Do I really miss her or am I just wishful thinking. I felt the rain like I never felt it before. I saw my heart lying on the floor and I stood at your door waiting to kiss the painful memories goodbye, I asked too much and received what was never enough. I cried for you and I died for you and only to raise the truth about you.

I never knew the truth about you and how you made me feel. I hate the name of the words you say when you love me. I hate the day you said it will always be this way. I cried for you and I lied for you but I didn’t know the truth about whom you were and who I truly am.

Do I hate myself for trying to forget about you and to try find the stronger me but that wouldn’t stop me from loving you; it would only make me love you more. I hate that idea of us being in love in secrets places and making rose gardens under trees with little you and me but knowing that it only stays a dream cause soon the sun will rise and we leave our sacred place were we once lived and it’s the only place that I find you.

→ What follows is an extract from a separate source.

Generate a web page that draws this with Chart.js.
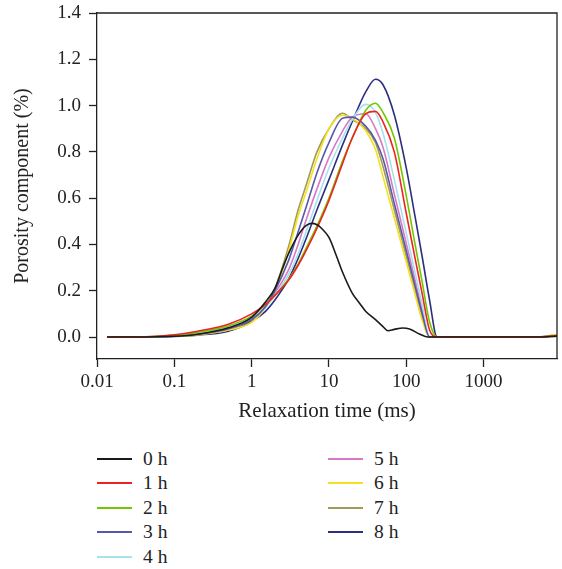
<!DOCTYPE html>
<html><head><meta charset="utf-8">
<script src="https://cdn.jsdelivr.net/npm/chart.js@4"></script>
<style>
html,body{margin:0;padding:0;background:#fff;}
#wrap{position:relative;width:562px;height:569px;overflow:hidden;}
#c{position:absolute;left:0;top:0;}
.lt{position:absolute;font-family:"Liberation Serif",serif;font-size:19.5px;color:#222;line-height:24px;height:24px;white-space:nowrap;}
.sw{position:absolute;height:2px;width:35px;}
</style></head>
<body><div id="wrap"><canvas id="c" width="562" height="430"></canvas><div id="legend"></div></div>
<script>
// Relaxation times (ms) shared by the 1 h - 8 h curves
const times = [0.0135, 0.03, 0.1, 0.2, 0.5, 1, 1.5, 2, 3, 4, 5, 7, 10, 15, 20, 30, 40, 50, 70, 100, 130, 160, 200, 250, 320, 1000, 5000, 8900];
// Relaxation times (ms) for the 0 h curve
const times0 = [0.0135, 0.03, 0.1, 0.2, 0.5, 1, 1.5, 2, 2.5, 3, 4, 5, 6, 7, 8, 10, 12.5, 15, 20, 25, 30, 40, 50, 58, 70, 90, 110, 150, 190, 250, 1000, 5000, 8900];

const h0 = [0,0,0.003,0.012,0.04,0.085,0.15,0.21,0.295,0.36,0.44,0.48,0.491,0.485,0.47,0.43,0.35,0.28,0.19,0.145,0.11,0.075,0.045,0.027,0.033,0.039,0.035,0.012,0,0,0,0,0.004];
const h1 = [0,0,0.01,0.025,0.055,0.1,0.14,0.18,0.245,0.31,0.37,0.47,0.59,0.75,0.86,0.965,0.975,0.93,0.80,0.534,0.34,0.19,0.03,0,0,0,0,0.005];
const h2 = [0,0,0.007,0.02,0.048,0.09,0.14,0.18,0.25,0.315,0.38,0.48,0.6,0.76,0.86,0.98,1.01,0.97,0.86,0.61,0.40,0.24,0.066,0,0,0,0,0.005];
const h3 = [0,0,0.004,0.012,0.035,0.075,0.13,0.2,0.33,0.455,0.555,0.71,0.84,0.945,0.95,0.91,0.85,0.77,0.577,0.373,0.222,0.104,0,0,0,0,0,0.006];
const h4 = [0,0,0.005,0.016,0.04,0.078,0.125,0.18,0.27,0.36,0.45,0.59,0.73,0.86,0.94,1.005,0.97,0.88,0.68,0.449,0.278,0.143,0,0,0,0,0,0.006];
const h5 = [0,0,0.005,0.015,0.038,0.08,0.13,0.19,0.29,0.4,0.5,0.64,0.775,0.89,0.95,0.965,0.9,0.82,0.618,0.404,0.246,0.12,0,0,0,0,0,0.006];
const h6 = [0,0,0.003,0.01,0.03,0.063,0.125,0.2,0.37,0.525,0.62,0.77,0.9,0.958,0.945,0.89,0.81,0.693,0.514,0.324,0.184,0.074,0,0,0,0,0,0.01];
const h7 = [0,0,0.003,0.01,0.03,0.065,0.13,0.21,0.39,0.55,0.65,0.8,0.9,0.967,0.94,0.9,0.84,0.737,0.55,0.35,0.204,0.089,0,0,0,0,0,0.01];
const h8 = [0,0,0.002,0.008,0.025,0.068,0.11,0.16,0.25,0.34,0.42,0.55,0.68,0.83,0.93,1.06,1.114,1.09,0.96,0.73,0.52,0.35,0.16,0,0,0,0,0.006];

const seriesLabels = ['0 h','1 h','2 h','3 h','4 h','5 h','6 h','7 h','8 h'];
const seriesColors = ['#1a1a1a','#ee2222','#72c800','#5858aa','#a6e2ee','#d878c8','#f4e020','#a09c55','#2e2e80'];
const xTicks = [0.01, 0.1, 1, 10, 100, 1000];
const xTickLabels = ['0.01','0.1','1','10','100','1000'];
const yTicks = [0, 0.2, 0.4, 0.6, 0.8, 1.0, 1.2, 1.4];

const allValues = [h0,h1,h2,h3,h4,h5,h6,h7,h8];
const datasets = allValues.map((vals, i) => {
  const tx = i === 0 ? times0 : times;
  return {
    label: seriesLabels[i],
    data: vals.map((v, k) => ({x: tx[k], y: v})),
    borderColor: seriesColors[i],
    backgroundColor: seriesColors[i],
    borderWidth: 1.6,
    pointRadius: 0,
    fill: false,
    cubicInterpolationMode: 'monotone'
  };
});

const TICKFONT = {family: '"Liberation Serif", serif', size: 19};
const XTITLEFONT = {family: '"Liberation Serif", serif', size: 21};
const YTITLEFONT = {family: '"Liberation Serif", serif', size: 20};
const INK = '#222';
const H = 430;

const frame = {
  id: 'frame',
  afterDraw(chart) {
    const {ctx, chartArea: a} = chart;
    ctx.save();
    ctx.strokeStyle = INK; ctx.lineWidth = 1.3;
    ctx.beginPath();
    ctx.moveTo(a.left, a.top); ctx.lineTo(a.right, a.top); ctx.lineTo(a.right, a.bottom);
    ctx.stroke();
    ctx.restore();
  }
};

new Chart(document.getElementById('c'), {
  type: 'line',
  data: {datasets},
  options: {
    responsive: false,
    animation: false,
    events: [],
    layout: {padding: {top: 13, right: 5, left: 0, bottom: 0}},
    plugins: {legend: {display: false}, tooltip: {enabled: false}},
    scales: {
      x: {
        type: 'logarithmic', min: 0.01, max: 8900,
        afterBuildTicks: s => { s.ticks = xTicks.map(v => ({value: v})); },
        afterFit: s => { s.height = H - 359; s.paddingLeft = 0; s.paddingRight = 0; },
        ticks: {
          font: TICKFONT, color: INK, padding: 4, maxRotation: 0, autoSkip: false,
          callback: (v) => { const i = xTicks.indexOf(v); return i >= 0 ? xTickLabels[i] : ''; }
        },
        grid: {drawOnChartArea: false, drawTicks: true, tickLength: 8, color: INK, tickWidth: 1.3},
        border: {display: true, color: INK, width: 1.3},
        title: {display: true, text: 'Relaxation time (ms)', font: XTITLEFONT, color: INK, padding: {top: 0, bottom: 6}}
      },
      y: {
        type: 'linear', min: -0.095, max: 1.4,
        afterBuildTicks: s => { s.ticks = yTicks.map(v => ({value: v})); },
        afterFit: s => { s.width = 97; s.paddingTop = 0; s.paddingBottom = 0; },
        ticks: {font: TICKFONT, color: INK, padding: 8, callback: v => Number(v).toFixed(1)},
        grid: {drawOnChartArea: false, drawTicks: true, tickLength: 8, color: INK, tickWidth: 1.3},
        border: {display: true, color: INK, width: 1.3},
        title: {display: true, text: 'Porosity component (%)', font: YTITLEFONT, color: INK, padding: {top: 11, bottom: 0}}
      }
    }
  },
  plugins: [frame]
});

// HTML legend, two columns
const legend = document.getElementById('legend');
seriesLabels.forEach((lab, i) => {
  const col = i < 5 ? 0 : 1;
  const row = i < 5 ? i : i - 5;
  const cy = Math.round(459 + row * 24.4);
  const sw = document.createElement('div');
  sw.className = 'sw';
  sw.style.left = (col ? 328 : 97) + 'px';
  sw.style.top = (cy - 1) + 'px';
  sw.style.background = seriesColors[i];
  legend.appendChild(sw);
  const t = document.createElement('div');
  t.className = 'lt';
  t.style.left = (col ? 374 : 143) + 'px';
  t.style.top = (cy - 12) + 'px';
  t.textContent = lab;
  legend.appendChild(t);
});
</script>
</body></html>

I love you but I hate you and the way I have become, cause it destroys everything I have forgotten and I cannot love the next day but rather have to wait for you to kiss me and say its ok and maybe someday, one day it will be ok and we will love again and even if it’s not you and me at least we have our garden were we can once be the love birds that will never be.

I hate you, I hate you so much for leaving the blood stains on the carpet, for fighting for something you didn’t want and denying the only thing you loved. It’s not true; it’s not fair how come I have to work so hard at making you love me.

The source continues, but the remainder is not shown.